There were about six shots on my camera card previous to the one above which were ruined by the sudden appearance of a speeding garbage truck, bus, or oil delivery semi and their somewhat seismic effect on the bridge. Such is life, I suppose.

– photo by Mitch Waxman

Things were a bit quieter back on Greenpoint’s Apollo Street, the titular epicenter and official discovery point of the Greenpoint Oil Spill. Once upon a time, this was the dividing point between two of Standard Oil’s refinery facilities (both of which later became a part of Mobil), but today it’s just a wasted little street end defined by a former BP Amoco and now Kinder Morgan petroleum distribution tank farm.

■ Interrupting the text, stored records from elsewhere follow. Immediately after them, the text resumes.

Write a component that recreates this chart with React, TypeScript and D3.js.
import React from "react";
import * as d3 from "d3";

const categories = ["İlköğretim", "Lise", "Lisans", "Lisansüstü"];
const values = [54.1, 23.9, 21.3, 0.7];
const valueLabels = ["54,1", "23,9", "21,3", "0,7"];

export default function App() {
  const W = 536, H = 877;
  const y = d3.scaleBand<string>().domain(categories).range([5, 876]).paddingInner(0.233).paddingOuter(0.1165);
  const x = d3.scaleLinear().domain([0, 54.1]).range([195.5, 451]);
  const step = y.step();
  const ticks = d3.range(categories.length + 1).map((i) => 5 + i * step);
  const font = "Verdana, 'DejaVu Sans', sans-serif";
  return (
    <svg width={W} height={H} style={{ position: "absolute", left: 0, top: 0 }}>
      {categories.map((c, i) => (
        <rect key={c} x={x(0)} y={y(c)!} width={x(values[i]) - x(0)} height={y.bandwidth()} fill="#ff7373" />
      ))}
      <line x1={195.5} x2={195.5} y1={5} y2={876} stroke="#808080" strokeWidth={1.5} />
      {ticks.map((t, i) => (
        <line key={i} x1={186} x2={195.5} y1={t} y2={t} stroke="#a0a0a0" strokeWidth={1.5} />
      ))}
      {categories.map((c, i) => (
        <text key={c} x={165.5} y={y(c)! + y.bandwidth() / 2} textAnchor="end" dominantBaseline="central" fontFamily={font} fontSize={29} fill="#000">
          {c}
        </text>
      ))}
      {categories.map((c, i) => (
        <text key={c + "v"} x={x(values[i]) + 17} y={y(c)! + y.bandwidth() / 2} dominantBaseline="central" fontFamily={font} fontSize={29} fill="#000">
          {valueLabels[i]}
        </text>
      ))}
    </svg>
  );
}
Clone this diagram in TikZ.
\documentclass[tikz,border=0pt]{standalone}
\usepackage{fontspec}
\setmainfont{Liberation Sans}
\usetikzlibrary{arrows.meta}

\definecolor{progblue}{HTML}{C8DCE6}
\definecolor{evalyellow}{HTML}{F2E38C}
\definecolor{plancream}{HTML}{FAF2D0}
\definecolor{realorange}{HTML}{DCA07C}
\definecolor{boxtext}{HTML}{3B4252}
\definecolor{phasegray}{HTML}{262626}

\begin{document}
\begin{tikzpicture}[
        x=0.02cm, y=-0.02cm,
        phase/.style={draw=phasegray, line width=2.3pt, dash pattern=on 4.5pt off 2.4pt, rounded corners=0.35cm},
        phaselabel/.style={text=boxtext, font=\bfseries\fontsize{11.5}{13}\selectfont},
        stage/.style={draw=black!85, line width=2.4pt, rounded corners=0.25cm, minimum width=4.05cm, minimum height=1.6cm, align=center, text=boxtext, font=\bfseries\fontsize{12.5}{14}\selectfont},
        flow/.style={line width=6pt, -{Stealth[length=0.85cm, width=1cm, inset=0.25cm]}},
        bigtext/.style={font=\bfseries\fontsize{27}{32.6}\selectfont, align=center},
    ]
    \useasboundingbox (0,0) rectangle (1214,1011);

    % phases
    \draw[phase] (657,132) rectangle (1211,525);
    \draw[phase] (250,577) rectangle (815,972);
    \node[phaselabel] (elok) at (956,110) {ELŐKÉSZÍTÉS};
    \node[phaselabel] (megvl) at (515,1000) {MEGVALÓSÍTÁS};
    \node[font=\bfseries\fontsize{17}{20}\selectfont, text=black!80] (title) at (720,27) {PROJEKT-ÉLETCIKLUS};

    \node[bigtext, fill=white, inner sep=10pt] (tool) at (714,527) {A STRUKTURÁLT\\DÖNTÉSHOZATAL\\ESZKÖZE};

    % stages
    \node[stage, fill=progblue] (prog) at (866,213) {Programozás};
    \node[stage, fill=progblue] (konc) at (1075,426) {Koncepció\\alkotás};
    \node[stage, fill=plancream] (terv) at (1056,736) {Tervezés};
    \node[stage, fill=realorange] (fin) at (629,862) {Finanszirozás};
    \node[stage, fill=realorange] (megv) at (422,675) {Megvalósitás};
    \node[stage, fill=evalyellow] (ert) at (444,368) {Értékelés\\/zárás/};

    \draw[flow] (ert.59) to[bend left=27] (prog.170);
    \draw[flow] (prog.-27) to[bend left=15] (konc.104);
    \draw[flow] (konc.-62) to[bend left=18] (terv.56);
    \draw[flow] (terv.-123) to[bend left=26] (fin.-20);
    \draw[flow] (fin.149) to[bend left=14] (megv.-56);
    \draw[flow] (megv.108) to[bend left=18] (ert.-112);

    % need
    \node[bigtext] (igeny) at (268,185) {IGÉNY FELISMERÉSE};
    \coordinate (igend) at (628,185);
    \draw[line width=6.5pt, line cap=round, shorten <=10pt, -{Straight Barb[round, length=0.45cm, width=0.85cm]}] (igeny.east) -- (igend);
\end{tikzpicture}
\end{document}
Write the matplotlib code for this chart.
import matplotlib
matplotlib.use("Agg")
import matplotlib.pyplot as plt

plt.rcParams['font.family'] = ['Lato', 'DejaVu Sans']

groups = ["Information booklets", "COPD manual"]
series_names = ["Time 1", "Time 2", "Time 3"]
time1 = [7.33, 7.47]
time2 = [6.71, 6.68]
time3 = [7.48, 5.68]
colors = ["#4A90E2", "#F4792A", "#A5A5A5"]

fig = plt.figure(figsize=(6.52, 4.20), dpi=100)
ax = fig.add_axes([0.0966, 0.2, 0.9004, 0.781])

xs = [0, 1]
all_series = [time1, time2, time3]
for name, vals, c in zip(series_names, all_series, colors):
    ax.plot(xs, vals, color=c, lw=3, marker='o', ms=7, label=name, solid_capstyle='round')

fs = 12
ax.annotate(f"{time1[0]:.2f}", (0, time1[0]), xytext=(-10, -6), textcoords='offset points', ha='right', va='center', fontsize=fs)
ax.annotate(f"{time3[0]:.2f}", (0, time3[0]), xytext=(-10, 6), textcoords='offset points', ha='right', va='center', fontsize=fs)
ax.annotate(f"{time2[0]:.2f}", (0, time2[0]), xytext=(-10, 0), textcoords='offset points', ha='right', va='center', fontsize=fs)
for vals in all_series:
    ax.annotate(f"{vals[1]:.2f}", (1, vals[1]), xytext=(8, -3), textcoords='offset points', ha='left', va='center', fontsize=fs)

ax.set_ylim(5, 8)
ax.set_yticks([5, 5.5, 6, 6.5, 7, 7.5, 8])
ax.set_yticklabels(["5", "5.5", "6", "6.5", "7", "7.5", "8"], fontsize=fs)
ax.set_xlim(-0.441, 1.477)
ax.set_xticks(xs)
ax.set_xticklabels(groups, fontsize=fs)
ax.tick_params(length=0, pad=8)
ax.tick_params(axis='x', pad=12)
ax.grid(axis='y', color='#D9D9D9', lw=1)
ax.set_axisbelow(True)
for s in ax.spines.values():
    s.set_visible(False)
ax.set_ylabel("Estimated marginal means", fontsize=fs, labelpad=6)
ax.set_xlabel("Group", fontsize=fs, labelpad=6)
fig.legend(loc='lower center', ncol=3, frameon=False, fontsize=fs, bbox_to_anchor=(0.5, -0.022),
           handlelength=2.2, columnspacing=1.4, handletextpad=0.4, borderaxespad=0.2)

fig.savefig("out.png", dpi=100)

The eastern side of the street is owned by the Manhattan/Empire Beverage Distribution company, a warehouse based operation that accomplishes the holy task of stocking NYC’s bars and liquor stores with product.

I’ve never met the Empire Beverage people, but I’d personally like to thank them for facilitating my life long love of degeneracy and for several besotted episodes of happiness that have punctuated my otherwise miserable existence.

– photo by Mitch Waxman

Funnily enough, at night, the sections of the Newtown Creek industrial zone where you’d expect things to be buzzing 24 hours a day are rather quite peaceful. It’s basically you and hundreds of feral kitties back here. There are weird moving shadows you’ll spot out of the corner of your eye snaking along the rooftops, which are often accompanied by a chittering sound that I do not like, but the less said about that the better.

There are some things you do not want to say too much, or know anything about, quite frankly.